▶ WORK TO BE COMPLETED
Return, without pictures, the lines from the start of the data through the one that contains "<h1>AST6202 - Added Value</h1>".

━━ DATA PROVIDED ━━

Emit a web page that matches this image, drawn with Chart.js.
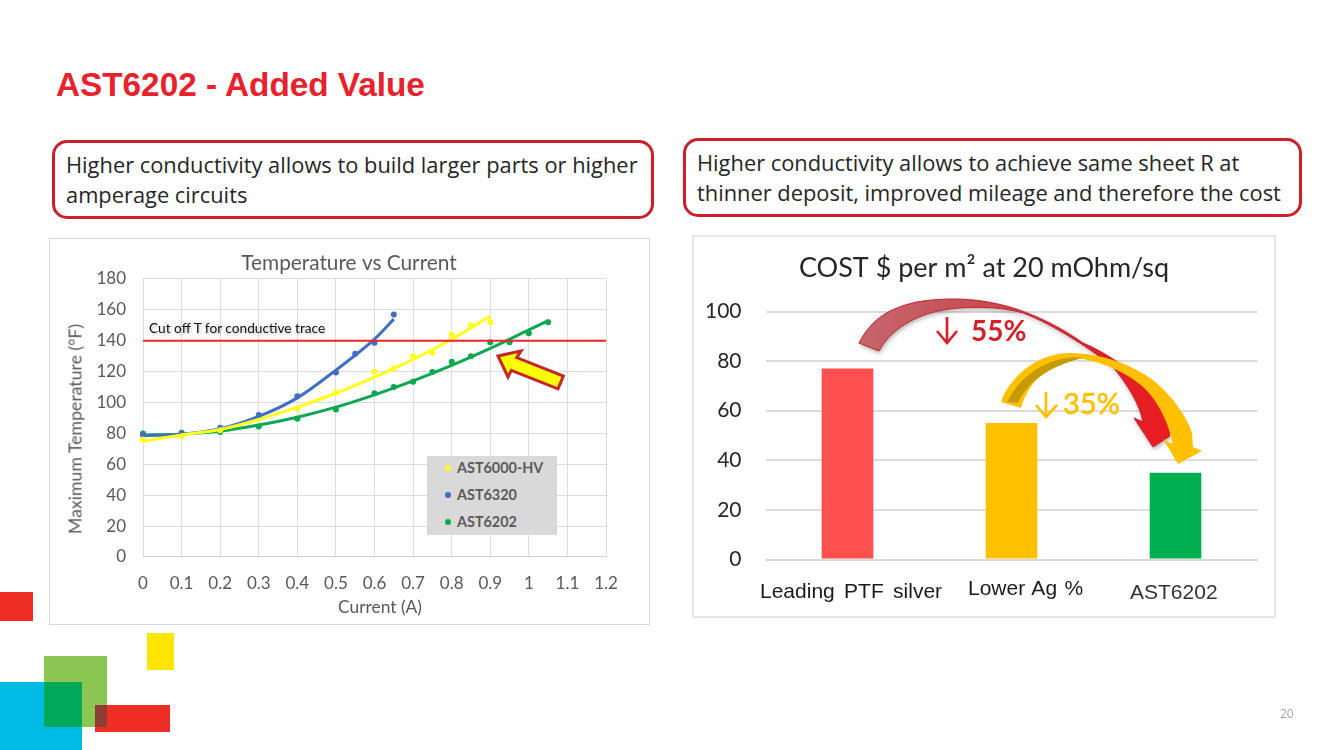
<!DOCTYPE html>
<html>
<head>
<meta charset="utf-8">
<title>AST6202 - Added Value</title>
<script src="https://cdn.jsdelivr.net/npm/chart.js@4/dist/chart.umd.min.js"></script>
<style>
  html, body { margin: 0; padding: 0; background: #fff; }
  body { position: relative; width: 1333px; height: 750px; overflow: hidden; }
  .abs { position: absolute; white-space: nowrap; }
  .block { position: absolute; }
  h1 { position: absolute; left: 56px; top: 66px; margin: 0; font: bold 33.3px "Liberation Sans", sans-serif; color: #e8212b; }
  .note { position: absolute; box-sizing: border-box; border: 3px solid #c9202c; border-radius: 15px; background: #fff;
    font: 21.85px/30px "Open Sans", sans-serif; color: #262626; white-space: nowrap; }
  .frame { position: absolute; box-sizing: border-box; background: #fff; }
  canvas { position: absolute; filter: blur(0.4px); }
  svg { position: absolute; left: 0; top: 0; }
  .dot { position: absolute; border-radius: 50%; }
</style>
</head>
<body>
<!-- corner blocks -->
<div class="block" style="left:0;top:592px;width:33px;height:29px;background:#ee2e24"></div>
<div class="block" style="left:147px;top:633px;width:27px;height:37px;background:#ffe600"></div>
<div class="block" style="left:44px;top:656px;width:63px;height:71px;background:#8cc652"></div>
<div class="block" style="left:0;top:682px;width:82px;height:68px;background:#00bce4"></div>
<div class="block" style="left:44px;top:682px;width:38px;height:45px;background:#00a85a"></div>
<div class="block" style="left:95px;top:705px;width:75px;height:27px;background:#ee2e24"></div>
<div class="block" style="left:95px;top:705px;width:12px;height:22px;background:#8f3c32"></div>

<h1>AST6202 - Added Value</h1>

<div class="note" style="left:52px;top:140px;width:602px;height:79px;padding:7px 0 0 11px">Higher conductivity allows to build larger parts or higher<br>amperage circuits</div>
<div class="note" style="left:683px;top:138px;width:619px;height:79px;padding:7px 0 0 11px">Higher conductivity allows to achieve same sheet R at<br>thinner deposit, improved mileage and therefore the cost</div>

<div class="frame" style="left:49px;top:238px;width:601px;height:387px;border:1px solid #d9d9d9"></div>
<div class="frame" style="left:692px;top:235px;width:584px;height:383px;border:2px solid #e6e6e6"></div>

<canvas id="tempChart" width="600" height="386" style="left:49px;top:238px"></canvas>
<canvas id="costChart" width="584" height="383" style="left:692px;top:235px"></canvas>

<!-- left chart overlays -->
<div class="abs" style="left:149px;top:319px;font:13.7px Lato,sans-serif;color:#111;text-shadow:1px 2px 3px #bbb">Cut off T for conductive trace</div>
<div class="abs" style="left:75px;top:429px;font:17.7px Lato,sans-serif;color:#595959;transform:translate(-50%,-50%) rotate(-90deg)">Maximum Temperature (°F)</div>
<div class="abs" style="left:380px;top:606px;font:17.4px Lato,sans-serif;color:#595959;transform:translate(-50%,-50%)">Current (A)</div>
<div class="block" style="left:427px;top:456px;width:130px;height:79px;background:#d9d9d9"></div>
<div id="legendBox"></div>

<!-- arrows -->
<svg width="1333" height="750" viewBox="0 0 1333 750">
  <defs>
    <linearGradient id="redFade" x1="860" y1="340" x2="1165" y2="440" gradientUnits="userSpaceOnUse">
      <stop offset="0" stop-color="#c4666c"/>
      <stop offset="0.4" stop-color="#c9474d"/>
      <stop offset="0.7" stop-color="#dc2229"/>
      <stop offset="1" stop-color="#ea1c22"/>
    </linearGradient>
  </defs>
  <polygon points="498,356 521,351 516.7,357.6 563.4,376.1 558,388.9 511.3,370.4 508,377" fill="#ffff00" stroke="#c4262a" stroke-width="3" stroke-linejoin="miter"/>

  <path style="filter:drop-shadow(1px 2px 2px rgba(0,0,0,.3))" d="M859 343 C872 318 890 308 917 302 C945 297 975 299 993 303 C1030 310 1065 330 1083 343 C1105 352 1135 372 1150 390 C1160 405 1168 418 1170 436 L1153 447 L1134 418 L1143 422 C1140 405 1128 385 1113 367 C1095 352 1055 325 1023 313 C1000 306 965 306 943 310 C915 315 890 330 879 351 Z" fill="url(#redFade)" stroke="#c8202a" stroke-width="1"/>

  <path d="M1001 402 C1008 380 1035 353 1070 353 C1100 353 1130 364 1150 378 C1170 392 1188 418 1192 433 L1193 447 L1202 451 L1178 464 L1163 439 L1172 444 C1172 432 1160 402 1143 387 C1130 375 1105 362 1077 358 C1060 358 1030 375 1021 408 Z" fill="#ffc000"/>
  <path d="M1007 402 L1018 403 C1026 385 1045 367 1083 358 C1065 354 1025 365 1007 402 Z" fill="#c79a00"/>

  <path d="M947 317 V343 M937 331 L947 343 L957 331" fill="none" stroke="#d4202a" stroke-width="2.6"/>
  <path d="M1046 392 V417 M1036 405 L1046 417 L1057 405" fill="none" stroke="#ffc000" stroke-width="2.6"/>
</svg>
<div class="abs" style="left:971px;top:313px;font:bold 28px Lato,sans-serif;color:#d4202a">55%</div>
<div class="abs" style="left:1063px;top:385px;font:29px Lato,sans-serif;color:#ffc000;-webkit-text-stroke:0.6px #ffc000">35%</div>

<div class="abs" id="costLabel0" style="left:760px;top:579px;font:21px 'Liberation Sans',sans-serif;word-spacing:3.5px;color:#1a1a1a"></div>
<div class="abs" id="costLabel1" style="left:968px;top:576px;font:21px 'Liberation Sans',sans-serif;word-spacing:1.5px;color:#1a1a1a"></div>
<div class="abs" id="costLabel2" style="left:1130px;top:580px;font:21px 'Liberation Sans',sans-serif;color:#333"></div>

<div class="abs" style="left:1280px;top:705px;font:12px 'Open Sans',sans-serif;color:#a6a6a6">20</div>

<script>
const seriesNames = ["AST6000-HV", "AST6320", "AST6202"];
const seriesColors = ["#ffff1e", "#3f6fc4", "#0aa850"];

const yellowX = [0, 0.1, 0.2, 0.4, 0.5, 0.6, 0.65, 0.7, 0.75, 0.8, 0.85, 0.9];
const yellowY = [76, 78, 82, 96, 106.7, 120, 122, 130, 132, 144, 150, 152];
const blueX = [0, 0.1, 0.2, 0.3, 0.4, 0.5, 0.55, 0.6, 0.65];
const blueY = [79, 80, 83.6, 92, 104, 119.5, 131.6, 138.7, 157];
const greenX = [0, 0.1, 0.2, 0.3, 0.4, 0.5, 0.6, 0.65, 0.7, 0.75, 0.8, 0.85, 0.9, 0.95, 1, 1.05];
const greenY = [80, 80.5, 81, 84.5, 89.5, 95.5, 106, 110, 113.5, 119.7, 126.4, 130, 139, 139, 144.8, 152];

const yellowTrendX = [0, 0.1, 0.2, 0.3, 0.4, 0.5, 0.6, 0.7, 0.8, 0.9];
const yellowTrendY = [75, 79, 82.5, 89, 97, 106, 116.5, 128, 141, 156];
const blueTrendX = [0, 0.1, 0.2, 0.3, 0.4, 0.5, 0.6, 0.65];
const blueTrendY = [78.5, 79.5, 83, 91, 103, 121, 141, 154];
const greenTrendX = [0, 0.1, 0.2, 0.3, 0.4, 0.5, 0.6, 0.7, 0.8, 0.9, 1, 1.05];
const greenTrendY = [79, 79.5, 81.5, 85.5, 90.5, 97, 105, 114, 124, 135, 147, 153];

const cutoffX = [0, 1.2];
const cutoffY = [140, 140];

const costLabels = ["Leading PTF silver", "Lower Ag %", "AST6202"];
const costValues = [77, 55, 35];
const costColors = ["#ff5050", "#ffc000", "#00b050"];

const toPoints = (xs, ys) => xs.map((x, i) => ({ x, y: ys[i] }));

const trendSet = (xs, ys, color) => ({
  data: toPoints(xs, ys),
  showLine: true,
  borderColor: color,
  borderWidth: 3,
  pointRadius: 0,
  cubicInterpolationMode: "monotone",
  clip: false,
});

const dotSet = (xs, ys, color) => ({
  data: toPoints(xs, ys),
  showLine: false,
  backgroundColor: color,
  borderWidth: 0,
  pointRadius: 3,
  clip: false,
});

// title is centred on the whole canvas, not on the padded plot
const centerTitle = {
  id: "centerTitle",
  afterLayout: (chart) => {
    chart.titleBlock.left = 0;
    chart.titleBlock.right = chart.width;
  },
};

new Chart(document.getElementById("tempChart"), {
  type: "scatter",
  data: {
    datasets: [
      { data: toPoints(cutoffX, cutoffY), showLine: true, borderColor: "#ff1f26", borderWidth: 2, pointRadius: 0 },
      trendSet(yellowTrendX, yellowTrendY, seriesColors[0]),
      dotSet(yellowX, yellowY, seriesColors[0]),
      trendSet(blueTrendX, blueTrendY, seriesColors[1]),
      dotSet(blueX, blueY, seriesColors[1]),
      trendSet(greenTrendX, greenTrendY, seriesColors[2]),
      dotSet(greenX, greenY, seriesColors[2]),
    ],
  },
  plugins: [centerTitle],
  options: {
    responsive: false,
    animation: false,
    devicePixelRatio: 1,
    layout: { autoPadding: false, padding: { right: 43 } },
    plugins: {
      legend: { display: false },
      tooltip: { enabled: false },
      title: {
        display: true,
        text: "Temperature vs Current",
        color: "#595959",
        font: { family: "Lato", size: 20.8, weight: "normal" },
        padding: { top: 12.5, bottom: 3.5 },
      },
    },
    scales: {
      x: {
        type: "linear",
        min: 0,
        max: 1.2,
        afterFit: (scale) => { scale.height = 67; },
        grid: { color: "#dcdcdc", drawTicks: false },
        border: { color: "#d0d0d0" },
        ticks: {
          stepSize: 0.1,
          padding: 16,
          maxRotation: 0,
          autoSkip: false,
          color: "#595959",
          font: { family: "Lato", size: 17 },
          callback: (v) => String(Number(v.toFixed(1))),
        },
      },
      y: {
        min: 0,
        max: 180,
        afterFit: (scale) => { scale.width = 94; },
        grid: { color: "#dcdcdc", drawTicks: false },
        border: { color: "#dcdcdc" },
        ticks: { stepSize: 20, padding: 17, color: "#595959", font: { family: "Lato", size: 17 } },
      },
    },
  },
});

new Chart(document.getElementById("costChart"), {
  type: "bar",
  data: {
    labels: costLabels,
    datasets: [{ data: costValues, backgroundColor: costColors, barPercentage: 0.63, categoryPercentage: 0.5 }],
  },
  plugins: [centerTitle],
  options: {
    responsive: false,
    animation: false,
    devicePixelRatio: 1,
    layout: { autoPadding: false, padding: { right: 18.5 } },
    plugins: {
      legend: { display: false },
      tooltip: { enabled: false },
      title: {
        display: true,
        text: "COST $ per m² at 20 mOhm/sq",
        color: "#262626",
        font: { family: "Lato", size: 27, weight: "normal" },
        padding: { top: 17, bottom: 27.1 },
      },
    },
    scales: {
      x: {
        afterFit: (scale) => { scale.height = 58.5; },
        grid: { display: false },
        border: { color: "#d9d9d9", width: 2 },
        ticks: { display: false },
      },
      y: {
        min: 0,
        max: 100,
        afterFit: (scale) => { scale.width = 73.5; },
        grid: { color: "#dcdcdc", lineWidth: 2, drawTicks: false },
        border: { display: false },
        ticks: { stepSize: 20, padding: 24, color: "#262626", font: { family: "Lato", size: 21 } },
      },
    },
  },
});

costLabels.forEach((label, i) => {
  document.getElementById(`costLabel${i}`).textContent = label;
});

// grey legend box sits on top of the grid
const legendBox = document.getElementById("legendBox");
const legendTops = [468, 495, 522];
seriesNames.forEach((name, i) => {
  const dot = document.createElement("div");
  dot.className = "dot";
  dot.style.cssText = `left:445px;top:${legendTops[i] - 3}px;width:6px;height:6px;background:${seriesColors[i]}`;
  legendBox.appendChild(dot);
  const text = document.createElement("div");
  text.className = "abs";
  text.style.cssText = `left:457px;top:${legendTops[i] - 9}px;font:bold 14.4px Lato,sans-serif;color:#595959`;
  text.textContent = name;
  legendBox.appendChild(text);
});
</script>
</body>
</html>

━━━

▶ THE ANSWER
Emit a web page that matches this image, drawn with Chart.js.
<!DOCTYPE html>
<html>
<head>
<meta charset="utf-8">
<title>AST6202 - Added Value</title>
<script src="https://cdn.jsdelivr.net/npm/chart.js@4/dist/chart.umd.min.js"></script>
<style>
  html, body { margin: 0; padding: 0; background: #fff; }
  body { position: relative; width: 1333px; height: 750px; overflow: hidden; }
  .abs { position: absolute; white-space: nowrap; }
  .block { position: absolute; }
  h1 { position: absolute; left: 56px; top: 66px; margin: 0; font: bold 33.3px "Liberation Sans", sans-serif; color: #e8212b; }
  .note { position: absolute; box-sizing: border-box; border: 3px solid #c9202c; border-radius: 15px; background: #fff;
    font: 21.85px/30px "Open Sans", sans-serif; color: #262626; white-space: nowrap; }
  .frame { position: absolute; box-sizing: border-box; background: #fff; }
  canvas { position: absolute; filter: blur(0.4px); }
  svg { position: absolute; left: 0; top: 0; }
  .dot { position: absolute; border-radius: 50%; }
</style>
</head>
<body>
<!-- corner blocks -->
<div class="block" style="left:0;top:592px;width:33px;height:29px;background:#ee2e24"></div>
<div class="block" style="left:147px;top:633px;width:27px;height:37px;background:#ffe600"></div>
<div class="block" style="left:44px;top:656px;width:63px;height:71px;background:#8cc652"></div>
<div class="block" style="left:0;top:682px;width:82px;height:68px;background:#00bce4"></div>
<div class="block" style="left:44px;top:682px;width:38px;height:45px;background:#00a85a"></div>
<div class="block" style="left:95px;top:705px;width:75px;height:27px;background:#ee2e24"></div>
<div class="block" style="left:95px;top:705px;width:12px;height:22px;background:#8f3c32"></div>

<h1>AST6202 - Added Value</h1>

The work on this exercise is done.